De Belastingdienst ziet het als eindheffingsloon aanwijzen van vergoedingen en verstrekkingen van maximaal € 2.400 per persoon per jaar als gebruikelijk.
Dan moet het aanwijzen wel redelijk zijn. Maar wat beschouwt de Belastingdienst als niet redelijk?
EuroGebruikelijkheidstoets
De werkkostenregeling kent een gebruikelijkheidstoets. Deze toets legt een beperking op aan de vergoedingen, verstrekkingen en terbeschikkingstellingen die u onder kunt brengen in de vrije ruimte. Kort gezegd houdt de gebruikelijkheidstoets in dat u vergoedingen, verstrekkingen en terbeschikkingstellingen niet in de vrije ruimte kunt onderbrengen als deze voor meer dan 30% afwijken van hetgeen normaal vergoed of verstrekt wordt.
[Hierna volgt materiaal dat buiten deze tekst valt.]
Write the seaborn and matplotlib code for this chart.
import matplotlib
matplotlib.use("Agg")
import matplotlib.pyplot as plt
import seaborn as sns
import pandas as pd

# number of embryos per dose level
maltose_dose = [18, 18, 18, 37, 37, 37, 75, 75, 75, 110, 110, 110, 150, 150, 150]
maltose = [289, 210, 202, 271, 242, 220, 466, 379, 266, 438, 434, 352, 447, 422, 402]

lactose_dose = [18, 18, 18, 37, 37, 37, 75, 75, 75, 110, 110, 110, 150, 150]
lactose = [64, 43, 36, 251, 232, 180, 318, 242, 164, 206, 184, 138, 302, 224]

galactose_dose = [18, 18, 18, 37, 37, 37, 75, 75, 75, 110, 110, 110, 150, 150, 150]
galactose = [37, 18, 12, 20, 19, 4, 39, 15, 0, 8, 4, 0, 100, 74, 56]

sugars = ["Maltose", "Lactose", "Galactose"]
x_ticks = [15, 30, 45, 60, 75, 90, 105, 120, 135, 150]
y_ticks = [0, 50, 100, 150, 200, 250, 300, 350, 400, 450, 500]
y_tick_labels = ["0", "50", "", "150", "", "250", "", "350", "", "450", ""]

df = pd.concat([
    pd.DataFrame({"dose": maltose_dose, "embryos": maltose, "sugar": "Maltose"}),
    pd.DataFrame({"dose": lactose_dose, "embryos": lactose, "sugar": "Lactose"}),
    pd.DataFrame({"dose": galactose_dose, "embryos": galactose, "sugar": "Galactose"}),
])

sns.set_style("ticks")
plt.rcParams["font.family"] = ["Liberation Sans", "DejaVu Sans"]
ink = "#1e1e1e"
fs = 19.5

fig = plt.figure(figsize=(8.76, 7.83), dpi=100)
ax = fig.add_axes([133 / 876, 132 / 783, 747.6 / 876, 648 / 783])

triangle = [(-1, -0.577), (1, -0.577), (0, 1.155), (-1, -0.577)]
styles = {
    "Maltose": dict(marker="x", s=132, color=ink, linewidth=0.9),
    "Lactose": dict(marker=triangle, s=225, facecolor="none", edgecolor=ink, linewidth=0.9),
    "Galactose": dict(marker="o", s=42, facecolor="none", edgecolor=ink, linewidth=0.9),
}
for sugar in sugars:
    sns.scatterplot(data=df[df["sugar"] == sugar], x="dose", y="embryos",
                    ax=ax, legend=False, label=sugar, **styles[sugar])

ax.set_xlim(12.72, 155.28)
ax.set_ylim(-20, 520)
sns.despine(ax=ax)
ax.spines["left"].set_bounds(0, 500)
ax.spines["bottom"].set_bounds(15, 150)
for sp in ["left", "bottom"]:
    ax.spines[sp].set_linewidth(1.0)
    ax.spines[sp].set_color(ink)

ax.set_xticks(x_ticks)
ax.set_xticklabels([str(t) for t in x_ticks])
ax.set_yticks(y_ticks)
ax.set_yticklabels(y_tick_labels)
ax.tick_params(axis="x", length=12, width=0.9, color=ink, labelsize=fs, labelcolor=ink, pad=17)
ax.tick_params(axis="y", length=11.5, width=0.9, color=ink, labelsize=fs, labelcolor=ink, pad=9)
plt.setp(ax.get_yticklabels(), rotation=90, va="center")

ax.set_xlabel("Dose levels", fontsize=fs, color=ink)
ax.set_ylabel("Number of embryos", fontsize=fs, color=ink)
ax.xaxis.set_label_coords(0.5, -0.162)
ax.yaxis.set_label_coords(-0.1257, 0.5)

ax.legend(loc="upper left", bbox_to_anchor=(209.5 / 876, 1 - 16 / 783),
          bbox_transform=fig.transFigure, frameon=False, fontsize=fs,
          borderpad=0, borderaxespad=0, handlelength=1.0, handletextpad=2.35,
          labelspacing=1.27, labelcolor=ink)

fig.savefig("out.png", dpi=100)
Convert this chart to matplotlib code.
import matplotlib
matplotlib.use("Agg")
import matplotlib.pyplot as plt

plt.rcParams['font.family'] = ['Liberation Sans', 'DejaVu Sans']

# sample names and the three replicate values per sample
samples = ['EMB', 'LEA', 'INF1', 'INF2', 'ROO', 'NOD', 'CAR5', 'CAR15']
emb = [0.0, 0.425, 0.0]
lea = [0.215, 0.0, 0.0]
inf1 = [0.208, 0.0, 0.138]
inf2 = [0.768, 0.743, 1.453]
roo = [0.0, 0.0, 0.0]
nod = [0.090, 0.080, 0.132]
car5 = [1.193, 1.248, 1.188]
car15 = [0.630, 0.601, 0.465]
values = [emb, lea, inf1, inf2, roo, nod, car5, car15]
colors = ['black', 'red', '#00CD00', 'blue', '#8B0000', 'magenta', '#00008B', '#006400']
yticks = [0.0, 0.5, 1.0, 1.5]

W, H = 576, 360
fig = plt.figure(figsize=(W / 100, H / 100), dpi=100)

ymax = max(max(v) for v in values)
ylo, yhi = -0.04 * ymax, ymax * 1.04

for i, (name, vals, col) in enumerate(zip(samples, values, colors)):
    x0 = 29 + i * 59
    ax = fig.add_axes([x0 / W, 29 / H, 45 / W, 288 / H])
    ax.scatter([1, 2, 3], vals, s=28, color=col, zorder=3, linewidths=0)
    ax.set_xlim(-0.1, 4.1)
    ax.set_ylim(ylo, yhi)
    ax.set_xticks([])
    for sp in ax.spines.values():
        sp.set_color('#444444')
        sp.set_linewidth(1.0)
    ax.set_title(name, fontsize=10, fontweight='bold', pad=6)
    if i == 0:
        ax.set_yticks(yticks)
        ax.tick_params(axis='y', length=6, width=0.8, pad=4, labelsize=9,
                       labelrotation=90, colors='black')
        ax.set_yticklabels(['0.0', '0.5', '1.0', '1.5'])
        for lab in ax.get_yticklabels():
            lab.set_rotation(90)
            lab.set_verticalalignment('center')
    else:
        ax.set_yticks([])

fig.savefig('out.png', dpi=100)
Niet alleen de vergoeding, verstrekking of terbeschikkingstelling zelf moet gebruikelijk zijn, maar het moet ook gebruikelijk zijn dat uw werknemer deze belastingvrij van u krijgt en dat u de belasting via eindheffing voor uw rekening neemt. Zo is het bijvoorbeeld niet gebruikelijk om de belasting over het maandloon van uw werknemers voor uw rekening te nemen.
Doelmatigheidsgrens en redelijkheid
De gebruikelijkheidstoets is bedoeld om excessen tegen te gaan. Daarom is er een doelmatigheidsgrens. Zolang de vergoedingen, verstrekkingen of terbeschikkingstellingen per werknemer per jaar niet meer zijn dan € 2.400, gaat de Belastingdienst ervan uit dat dit in ieder geval gebruikelijk is.
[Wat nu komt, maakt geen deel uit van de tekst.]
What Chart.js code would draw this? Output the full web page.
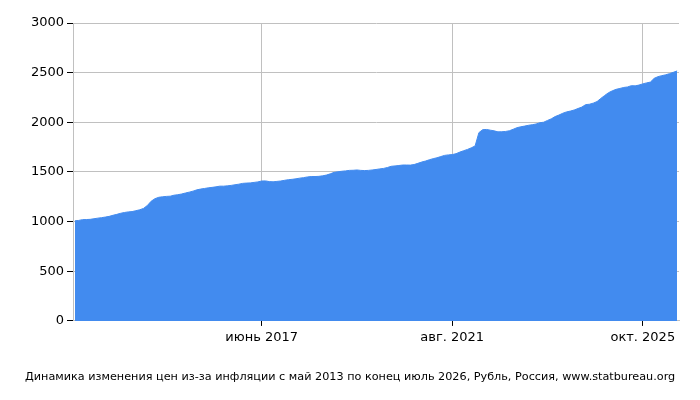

Let op: De afwijking van 30% geldt niet voor het bedrag van de doelmatigheidsgrens, deze is maximaal € 2.400 en niet 30% hoger.
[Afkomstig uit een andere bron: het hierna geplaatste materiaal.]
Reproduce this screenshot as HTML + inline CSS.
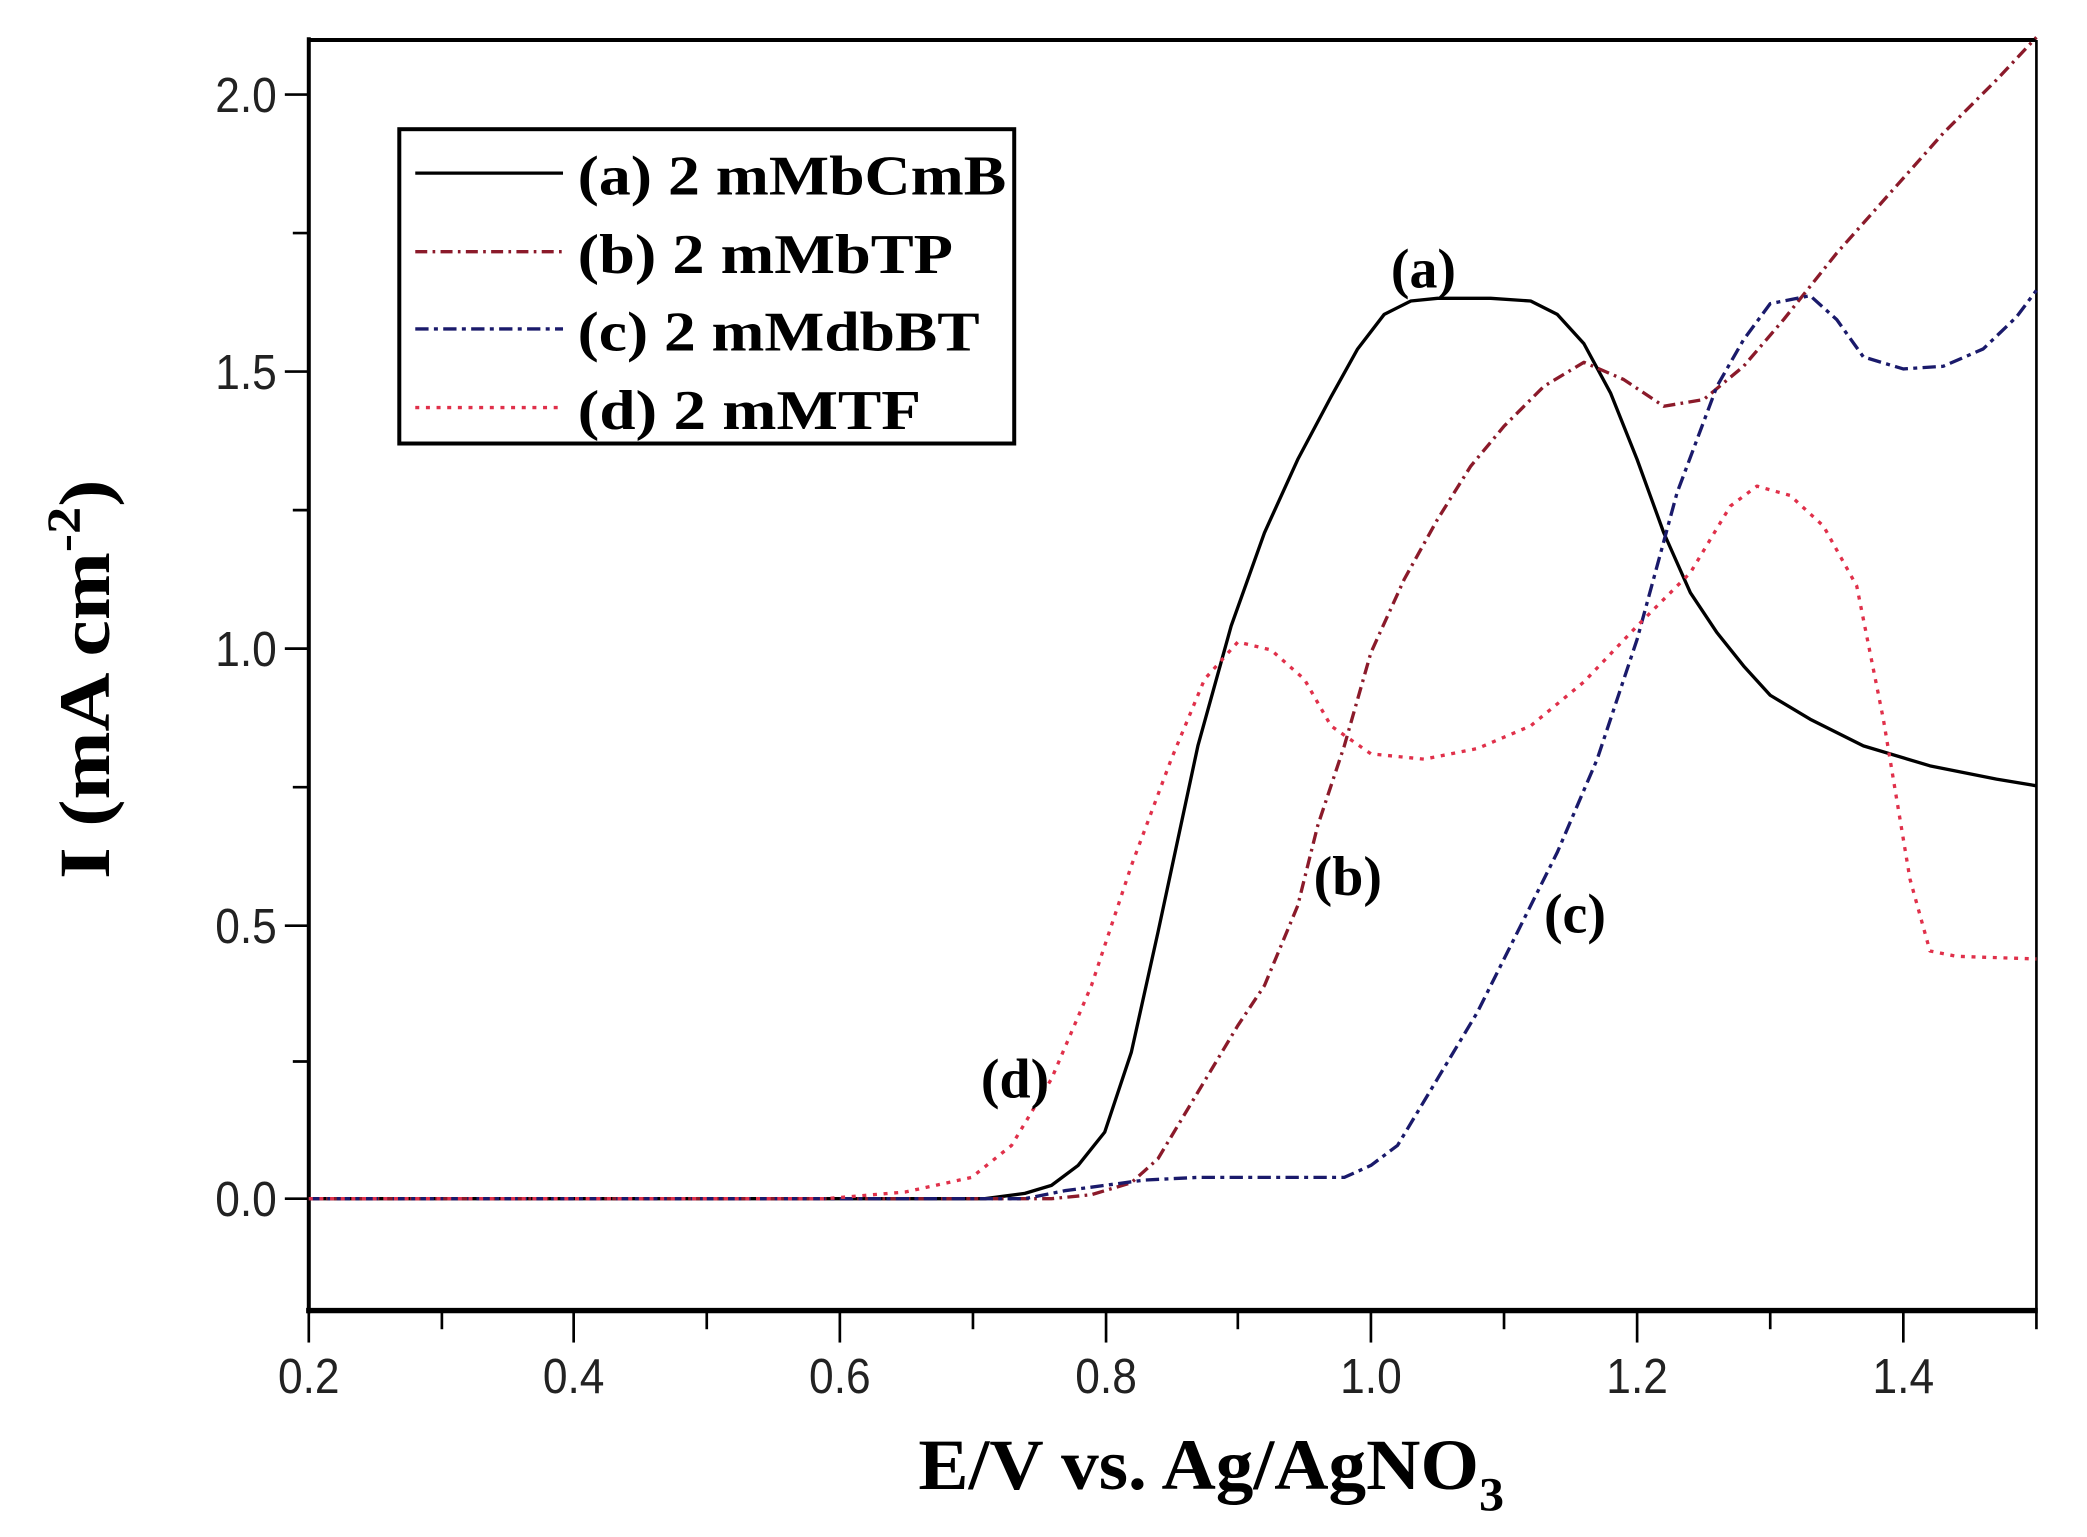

Een aanvullende eis is dat ook binnen deze € 2.400 de toepassing van de werkkostenregeling redelijk blijft. De Belastingdienst heeft nu twee voorbeelden gegeven van onredelijke situaties. Zo is het niet redelijk om een deel van de stagevergoeding waar een stagiaire recht op heeft, aan te wijzen als eindheffingsloon. De Belastingdienst vindt het evenmin redelijk dat als een werknemer het minimumloon verdient, een werkgever een deel van dat loon aanwijst als eindheffingsloon.